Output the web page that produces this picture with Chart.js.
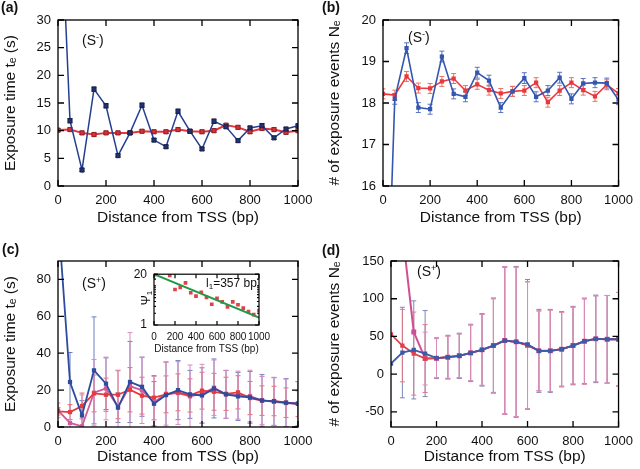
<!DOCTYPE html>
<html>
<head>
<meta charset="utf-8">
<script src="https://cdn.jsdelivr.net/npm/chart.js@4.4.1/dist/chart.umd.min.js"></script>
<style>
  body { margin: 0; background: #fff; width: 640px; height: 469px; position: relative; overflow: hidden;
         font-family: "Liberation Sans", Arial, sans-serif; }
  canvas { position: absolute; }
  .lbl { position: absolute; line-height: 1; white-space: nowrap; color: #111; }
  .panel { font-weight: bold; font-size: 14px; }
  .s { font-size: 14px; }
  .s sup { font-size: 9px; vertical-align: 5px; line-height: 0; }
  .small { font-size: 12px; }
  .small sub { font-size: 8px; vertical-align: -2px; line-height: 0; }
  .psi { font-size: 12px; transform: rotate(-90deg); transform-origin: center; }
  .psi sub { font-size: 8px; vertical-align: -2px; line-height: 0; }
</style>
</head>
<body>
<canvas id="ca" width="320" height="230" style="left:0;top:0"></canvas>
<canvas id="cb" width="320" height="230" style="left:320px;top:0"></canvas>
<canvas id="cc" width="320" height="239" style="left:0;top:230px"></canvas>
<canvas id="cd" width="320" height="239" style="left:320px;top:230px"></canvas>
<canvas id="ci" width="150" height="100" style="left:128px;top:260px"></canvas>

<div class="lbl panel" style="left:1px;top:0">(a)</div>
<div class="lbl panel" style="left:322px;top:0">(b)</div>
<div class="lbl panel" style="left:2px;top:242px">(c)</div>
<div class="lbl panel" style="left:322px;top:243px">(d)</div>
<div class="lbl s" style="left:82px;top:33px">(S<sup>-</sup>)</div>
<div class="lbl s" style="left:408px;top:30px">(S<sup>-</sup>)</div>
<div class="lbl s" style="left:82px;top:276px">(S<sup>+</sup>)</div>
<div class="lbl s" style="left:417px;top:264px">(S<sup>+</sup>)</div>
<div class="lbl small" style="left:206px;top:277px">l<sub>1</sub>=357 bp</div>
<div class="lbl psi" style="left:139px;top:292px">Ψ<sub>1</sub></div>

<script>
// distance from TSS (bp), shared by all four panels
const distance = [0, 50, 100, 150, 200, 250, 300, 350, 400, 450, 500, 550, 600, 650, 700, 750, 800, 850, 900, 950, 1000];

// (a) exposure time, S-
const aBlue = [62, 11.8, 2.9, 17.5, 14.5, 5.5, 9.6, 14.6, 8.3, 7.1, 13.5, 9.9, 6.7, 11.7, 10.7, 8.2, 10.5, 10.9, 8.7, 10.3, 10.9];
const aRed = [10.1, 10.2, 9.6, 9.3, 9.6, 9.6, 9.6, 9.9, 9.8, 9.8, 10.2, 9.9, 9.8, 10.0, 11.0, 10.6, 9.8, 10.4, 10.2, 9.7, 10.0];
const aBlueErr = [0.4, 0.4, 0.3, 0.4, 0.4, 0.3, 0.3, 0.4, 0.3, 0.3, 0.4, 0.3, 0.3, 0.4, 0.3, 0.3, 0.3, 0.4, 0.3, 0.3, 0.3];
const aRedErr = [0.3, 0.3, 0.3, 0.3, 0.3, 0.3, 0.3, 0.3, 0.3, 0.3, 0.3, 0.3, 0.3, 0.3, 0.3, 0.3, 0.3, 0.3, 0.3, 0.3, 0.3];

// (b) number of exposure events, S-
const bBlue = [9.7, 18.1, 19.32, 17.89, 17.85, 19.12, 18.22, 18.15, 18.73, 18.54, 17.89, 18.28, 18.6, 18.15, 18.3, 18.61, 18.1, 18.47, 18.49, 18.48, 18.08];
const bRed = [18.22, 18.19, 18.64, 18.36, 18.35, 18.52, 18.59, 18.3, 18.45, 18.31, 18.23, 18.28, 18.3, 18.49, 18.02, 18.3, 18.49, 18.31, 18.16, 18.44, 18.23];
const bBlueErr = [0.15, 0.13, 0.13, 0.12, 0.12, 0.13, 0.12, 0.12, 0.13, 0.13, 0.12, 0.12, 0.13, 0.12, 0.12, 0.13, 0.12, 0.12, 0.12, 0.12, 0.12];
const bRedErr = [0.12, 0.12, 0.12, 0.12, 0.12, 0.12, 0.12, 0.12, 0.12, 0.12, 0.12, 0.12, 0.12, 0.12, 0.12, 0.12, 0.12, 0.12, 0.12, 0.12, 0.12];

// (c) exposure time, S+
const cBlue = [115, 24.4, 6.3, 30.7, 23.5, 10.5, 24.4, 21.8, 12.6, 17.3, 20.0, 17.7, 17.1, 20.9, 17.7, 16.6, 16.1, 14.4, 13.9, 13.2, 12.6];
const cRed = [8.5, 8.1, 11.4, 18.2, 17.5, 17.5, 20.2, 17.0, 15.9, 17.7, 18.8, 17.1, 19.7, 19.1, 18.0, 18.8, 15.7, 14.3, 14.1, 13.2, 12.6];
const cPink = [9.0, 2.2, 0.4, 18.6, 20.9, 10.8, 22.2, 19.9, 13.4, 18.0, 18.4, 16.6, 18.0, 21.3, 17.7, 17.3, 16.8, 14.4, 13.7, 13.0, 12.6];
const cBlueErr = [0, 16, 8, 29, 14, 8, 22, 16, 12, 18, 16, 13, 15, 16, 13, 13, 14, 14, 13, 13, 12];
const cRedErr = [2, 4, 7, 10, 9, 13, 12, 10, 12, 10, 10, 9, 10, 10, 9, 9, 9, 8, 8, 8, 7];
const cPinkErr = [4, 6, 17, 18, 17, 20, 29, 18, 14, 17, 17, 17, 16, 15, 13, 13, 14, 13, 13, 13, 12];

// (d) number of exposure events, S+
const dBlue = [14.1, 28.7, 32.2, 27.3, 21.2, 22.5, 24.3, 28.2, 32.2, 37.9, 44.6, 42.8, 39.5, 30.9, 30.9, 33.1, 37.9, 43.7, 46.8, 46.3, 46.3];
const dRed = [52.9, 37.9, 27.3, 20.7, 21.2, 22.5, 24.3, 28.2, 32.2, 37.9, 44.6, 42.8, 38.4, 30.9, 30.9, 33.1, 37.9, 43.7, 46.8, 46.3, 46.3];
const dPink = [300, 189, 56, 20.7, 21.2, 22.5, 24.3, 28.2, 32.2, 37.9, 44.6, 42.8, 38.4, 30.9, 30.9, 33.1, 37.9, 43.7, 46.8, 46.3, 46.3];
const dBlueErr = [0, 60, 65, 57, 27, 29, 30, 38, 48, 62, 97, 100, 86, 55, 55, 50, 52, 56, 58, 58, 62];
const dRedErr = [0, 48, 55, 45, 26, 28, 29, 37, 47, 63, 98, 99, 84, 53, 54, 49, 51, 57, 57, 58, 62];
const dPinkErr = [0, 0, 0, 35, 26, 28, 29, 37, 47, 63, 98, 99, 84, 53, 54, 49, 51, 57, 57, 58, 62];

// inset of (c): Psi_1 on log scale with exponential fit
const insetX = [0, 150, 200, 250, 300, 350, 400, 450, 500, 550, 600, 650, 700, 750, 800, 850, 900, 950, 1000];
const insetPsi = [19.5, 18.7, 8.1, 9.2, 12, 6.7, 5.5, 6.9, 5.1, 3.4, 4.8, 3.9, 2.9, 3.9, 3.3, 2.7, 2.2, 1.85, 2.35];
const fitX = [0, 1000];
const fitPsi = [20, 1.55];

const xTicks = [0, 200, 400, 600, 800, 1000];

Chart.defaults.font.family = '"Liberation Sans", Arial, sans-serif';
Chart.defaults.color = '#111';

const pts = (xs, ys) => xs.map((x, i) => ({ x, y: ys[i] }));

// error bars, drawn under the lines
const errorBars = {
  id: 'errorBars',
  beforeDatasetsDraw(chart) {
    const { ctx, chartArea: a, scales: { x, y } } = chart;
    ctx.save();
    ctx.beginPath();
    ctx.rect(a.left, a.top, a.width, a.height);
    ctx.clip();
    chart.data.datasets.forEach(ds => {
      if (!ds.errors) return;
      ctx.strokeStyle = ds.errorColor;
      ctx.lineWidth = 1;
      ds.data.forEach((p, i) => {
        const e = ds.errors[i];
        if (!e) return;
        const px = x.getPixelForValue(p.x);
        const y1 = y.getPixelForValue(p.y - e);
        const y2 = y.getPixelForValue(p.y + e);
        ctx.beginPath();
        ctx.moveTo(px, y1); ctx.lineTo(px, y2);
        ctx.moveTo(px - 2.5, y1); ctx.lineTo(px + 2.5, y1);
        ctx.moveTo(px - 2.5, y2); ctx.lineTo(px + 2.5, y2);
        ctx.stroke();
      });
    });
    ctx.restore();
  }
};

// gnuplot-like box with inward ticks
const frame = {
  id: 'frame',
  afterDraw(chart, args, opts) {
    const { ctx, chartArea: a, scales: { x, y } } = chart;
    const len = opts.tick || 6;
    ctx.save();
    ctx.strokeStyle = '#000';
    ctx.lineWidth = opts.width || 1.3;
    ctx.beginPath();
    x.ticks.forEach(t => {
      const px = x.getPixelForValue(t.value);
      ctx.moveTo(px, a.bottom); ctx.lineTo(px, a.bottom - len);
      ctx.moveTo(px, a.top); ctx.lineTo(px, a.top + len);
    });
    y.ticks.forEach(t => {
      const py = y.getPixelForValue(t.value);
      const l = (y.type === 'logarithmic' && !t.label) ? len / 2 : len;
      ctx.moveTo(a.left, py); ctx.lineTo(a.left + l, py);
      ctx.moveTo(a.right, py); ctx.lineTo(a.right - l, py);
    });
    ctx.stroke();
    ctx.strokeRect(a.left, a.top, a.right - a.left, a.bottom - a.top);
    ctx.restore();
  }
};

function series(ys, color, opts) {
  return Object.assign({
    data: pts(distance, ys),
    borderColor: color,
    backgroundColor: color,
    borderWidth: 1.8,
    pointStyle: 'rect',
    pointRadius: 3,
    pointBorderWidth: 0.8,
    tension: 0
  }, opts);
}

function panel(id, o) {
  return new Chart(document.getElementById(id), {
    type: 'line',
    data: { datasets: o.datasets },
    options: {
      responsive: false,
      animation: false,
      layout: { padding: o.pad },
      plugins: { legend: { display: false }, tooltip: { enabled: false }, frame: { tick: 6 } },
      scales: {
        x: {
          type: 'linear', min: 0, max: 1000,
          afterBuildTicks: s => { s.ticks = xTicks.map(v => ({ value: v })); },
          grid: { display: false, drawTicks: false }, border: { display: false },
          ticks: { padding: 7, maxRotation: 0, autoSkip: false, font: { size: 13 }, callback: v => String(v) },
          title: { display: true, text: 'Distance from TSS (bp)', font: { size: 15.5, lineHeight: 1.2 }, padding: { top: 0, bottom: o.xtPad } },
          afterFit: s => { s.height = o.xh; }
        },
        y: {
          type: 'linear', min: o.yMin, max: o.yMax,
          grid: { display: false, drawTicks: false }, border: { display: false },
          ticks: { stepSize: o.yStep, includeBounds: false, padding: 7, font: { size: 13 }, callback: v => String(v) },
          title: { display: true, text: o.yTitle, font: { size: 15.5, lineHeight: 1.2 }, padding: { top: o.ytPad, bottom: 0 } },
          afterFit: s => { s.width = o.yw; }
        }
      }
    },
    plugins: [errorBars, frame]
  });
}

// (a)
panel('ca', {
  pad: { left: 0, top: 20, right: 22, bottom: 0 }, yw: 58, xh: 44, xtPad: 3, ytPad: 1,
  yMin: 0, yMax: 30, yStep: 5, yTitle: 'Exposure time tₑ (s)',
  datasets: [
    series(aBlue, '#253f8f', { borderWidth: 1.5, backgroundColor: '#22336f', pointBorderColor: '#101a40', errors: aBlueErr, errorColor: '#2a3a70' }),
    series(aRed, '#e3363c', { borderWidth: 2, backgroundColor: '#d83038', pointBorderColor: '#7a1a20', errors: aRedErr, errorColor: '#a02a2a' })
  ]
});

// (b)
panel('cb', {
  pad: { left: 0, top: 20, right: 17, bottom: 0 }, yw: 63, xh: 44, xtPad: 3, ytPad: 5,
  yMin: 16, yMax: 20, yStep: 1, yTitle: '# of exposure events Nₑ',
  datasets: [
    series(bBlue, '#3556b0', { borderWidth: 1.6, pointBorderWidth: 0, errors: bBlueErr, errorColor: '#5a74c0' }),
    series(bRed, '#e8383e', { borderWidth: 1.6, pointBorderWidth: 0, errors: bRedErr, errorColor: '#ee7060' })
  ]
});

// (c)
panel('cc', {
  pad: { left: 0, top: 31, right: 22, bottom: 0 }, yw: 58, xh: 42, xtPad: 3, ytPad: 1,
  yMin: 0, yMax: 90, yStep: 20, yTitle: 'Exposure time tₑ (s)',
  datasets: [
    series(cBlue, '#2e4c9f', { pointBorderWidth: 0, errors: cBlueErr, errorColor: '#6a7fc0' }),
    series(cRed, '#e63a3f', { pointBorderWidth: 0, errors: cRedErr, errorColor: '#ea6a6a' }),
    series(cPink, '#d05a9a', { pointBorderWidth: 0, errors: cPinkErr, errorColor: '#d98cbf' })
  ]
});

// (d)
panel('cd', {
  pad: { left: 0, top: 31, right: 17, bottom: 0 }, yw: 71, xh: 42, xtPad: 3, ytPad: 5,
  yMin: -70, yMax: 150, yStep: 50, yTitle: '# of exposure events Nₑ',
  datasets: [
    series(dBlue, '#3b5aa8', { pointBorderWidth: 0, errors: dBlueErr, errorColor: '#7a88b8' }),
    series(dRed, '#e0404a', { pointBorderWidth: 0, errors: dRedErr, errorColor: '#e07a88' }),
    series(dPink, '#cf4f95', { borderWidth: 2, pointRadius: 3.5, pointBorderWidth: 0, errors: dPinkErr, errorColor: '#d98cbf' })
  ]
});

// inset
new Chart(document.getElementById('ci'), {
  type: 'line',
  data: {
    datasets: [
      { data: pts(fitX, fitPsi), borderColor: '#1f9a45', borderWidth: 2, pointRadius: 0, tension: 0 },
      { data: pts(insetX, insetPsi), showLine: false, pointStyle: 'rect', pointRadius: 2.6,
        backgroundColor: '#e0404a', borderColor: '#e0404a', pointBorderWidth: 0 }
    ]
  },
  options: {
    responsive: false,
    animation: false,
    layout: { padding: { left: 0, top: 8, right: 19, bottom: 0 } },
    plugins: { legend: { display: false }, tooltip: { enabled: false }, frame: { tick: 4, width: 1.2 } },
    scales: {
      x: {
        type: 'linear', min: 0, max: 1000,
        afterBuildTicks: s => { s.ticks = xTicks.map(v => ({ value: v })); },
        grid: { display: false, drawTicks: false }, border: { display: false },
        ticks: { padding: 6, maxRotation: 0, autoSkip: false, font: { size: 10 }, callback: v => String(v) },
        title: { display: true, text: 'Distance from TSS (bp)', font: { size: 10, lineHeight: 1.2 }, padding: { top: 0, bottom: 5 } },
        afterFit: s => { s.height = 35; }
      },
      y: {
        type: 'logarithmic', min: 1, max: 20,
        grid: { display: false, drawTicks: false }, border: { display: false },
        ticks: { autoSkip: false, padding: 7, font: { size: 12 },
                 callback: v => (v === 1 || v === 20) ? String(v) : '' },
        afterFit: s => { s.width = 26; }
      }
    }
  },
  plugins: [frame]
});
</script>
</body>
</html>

## Work to do
Each line above that holds the string "with" should be copied and shown.

## Result of this exercise
Output the web page that produces this picture with Chart.js.
// inset of (c): Psi_1 on log scale with exponential fit
// gnuplot-like box with inward ticks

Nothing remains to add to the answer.